The Plan is effective as of July 30, 2004.

3

EXHIBIT A

Definitions

(a) “Board of Directors” The Board of Directors of RAI.

(b) “Cash Award” Annual cash payments made to Participants pursuant to the Plan.

  (c)   “Chief Executive Officer” For employees of RAI and the chief executive officers of the Operating Companies, the chief executive officer of RAI. For the other employees of each Operating Company and its subsidiaries, the chief executive officer of the Operating Company primarily responsible for their performance.

  (d)   “Chief Human Resources Officer” For employees of RAI and the executive officers of the Operating Companies, the chief human resources officer of RAI. For the other employees of each Operating Company and its subsidiaries, the chief personnel officer of the Operating Company primarily responsible for their performance.

  (e)   “CIP” The Reynolds American Capital Investment Plan, or comparable Company-sponsored 401(k) plan in which employees participate, or any successor thereof.

  (f)   “Closing Price” The closing sale price of the Common Stock as shown on the New York Stock Exchange consolidated tape and reported in the Wall Street Journal.

(g) “Committee” The Compensation Committee of the Board of Directors.

(h) “Common Stock” The Common Stock of RAI.

(i) “Companies” RAI and the Operating Companies.

(j) “Company Focus Areas” As defined in Section 4(b) of the Plan.

(k) “Company Focus Areas Rating” As defined in Section 6(b) of the Plan.

  (l)   “Disability” Being totally and permanently disabled as defined in the Long-Term Disability Plan of the Operating Company employing the participant.

(m) “Group Life Insurance Coverage” As defined in Section 12(i) of the Plan.

  (n)   “Operating Companies” R. J. Reynolds Tobacco Company, Santa Fe Natural Tobacco Company, Inc., R. J. Reynolds Global Products, Inc. (and related international businesses), Lane Limited and any future operating companies acquired by Reynolds American Inc. that become wholly-owned direct or indirect subsidiaries of Reynolds American Inc.

  (o)   “Participant” For any year, an employee who is eligible for or who has deferred receipt of an award under the Plan.
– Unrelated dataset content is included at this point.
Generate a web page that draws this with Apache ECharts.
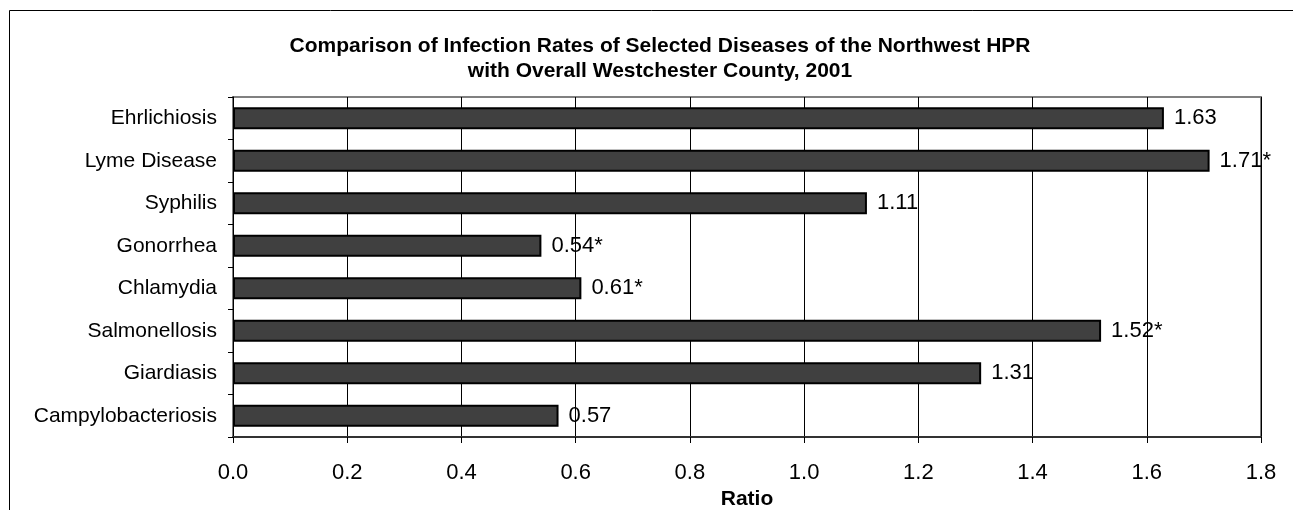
<!DOCTYPE html>
<html lang="en">
<head>
    <meta charset="UTF-8">
    <title>Infection Rates Ratio</title>
    <script src="https://cdnjs.cloudflare.com/ajax/libs/echarts/6.0.0/echarts.min.js"></script>
    <style>
        body { margin: 0; background: #fff; }
        #main { width: 1293px; height: 510px; }
    </style>
</head>
<body>
    <div id="main"></div>
    <script>
        // categories listed top to bottom
        const diseases = ["Ehrlichiosis", "Lyme Disease", "Syphilis", "Gonorrhea",
            "Chlamydia", "Salmonellosis", "Giardiasis", "Campylobacteriosis"];
        const ratios = [1.63, 1.71, 1.11, 0.54, 0.61, 1.52, 1.31, 0.57];
        // * = significant
        const significant = [false, true, false, true, true, true, false, false];
        const xTicks = [0, 0.2, 0.4, 0.6, 0.8, 1.0, 1.2, 1.4, 1.6, 1.8];

        const chart = echarts.init(document.getElementById('main'));

        const option = {
            animation: false,
            textStyle: { fontFamily: "Liberation Sans, Arial, sans-serif" },
            title: {
                text: "Comparison of Infection Rates of Selected Diseases of the Northwest HPR\nwith Overall Westchester County, 2001",
                left: 655,
                textAlign: 'center',
                top: 29,
                textStyle: { fontSize: 21, fontWeight: 'bold', color: '#000', lineHeight: 25 }
            },
            graphic: [{
                type: 'polyline',
                shape: { points: [[9.5, 510], [9.5, 10.5], [1293, 10.5]] },
                style: { stroke: '#000', lineWidth: 1, fill: null }
            }],
            grid: {
                left: 233, right: 32, top: 97, bottom: 73,
                outerBoundsMode: 'none',
                containLabel: false,
                show: true, borderColor: '#808080', borderWidth: 2
            },
            xAxis: {
                type: 'value',
                min: xTicks[0],
                max: xTicks[xTicks.length - 1],
                interval: 0.2,
                name: 'Ratio',
                nameLocation: 'middle',
                nameGap: 50,
                nameTextStyle: { fontSize: 21, fontWeight: 'bold', color: '#000' },
                axisLine: { show: true, lineStyle: { color: '#333', width: 2 } },
                axisTick: { show: true, length: 6, lineStyle: { color: '#000' } },
                axisLabel: {
                    fontSize: 22, color: '#000', margin: 25,
                    formatter: v => v.toFixed(1)
                },
                splitLine: { show: true, lineStyle: { color: '#000', width: 1 } }
            },
            yAxis: {
                type: 'category',
                inverse: true,
                data: diseases,
                axisLine: { show: true, lineStyle: { color: '#000', width: 1 } },
                axisTick: { show: true, length: 5, lineStyle: { color: '#000' } },
                axisLabel: { fontSize: 21, color: '#000', margin: 16 },
                splitLine: { show: false }
            },
            series: [{
                type: 'bar',
                data: ratios,
                barWidth: 22,
                itemStyle: { color: '#404040', borderColor: '#000', borderWidth: 2 },
                label: {
                    show: true,
                    position: 'right',
                    distance: 10,
                    fontSize: 22,
                    color: '#000',
                    formatter: p => p.value.toFixed(2) + (significant[p.dataIndex] ? '*' : '')
                }
            }]
        };

        chart.setOption(option);
    </script>
</body>
</html>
An eligible employee is a Participant only with respect to the Company for which he works most directly.

(p) “Performance Objectives” As defined in Section 4(a) of the Plan.

(q) “Performance Rating” As defined in Section 6(a) of the Plan.

(r) “Personal Program Objectives” As defined in Section 4(b) of the Plan.

(s) “Personal Program Rating” As defined in Section 6(b) of the Plan.

(t) “Plan” Reynolds American Inc. Annual Incentive Award Plan.

(u) “RAI” Reynolds American Inc.

(v) “Retirement” Retirement with eligibility for retiree medical benefits.

(w) “Reviewing Manager” As defined in Section 4(b) of the Plan.

  (x)   “SBC” or “SBC Program” A salary and benefits continuation or other program maintained by a Company for the purpose of providing severance-type benefits to employees whose employment is involuntarily terminated.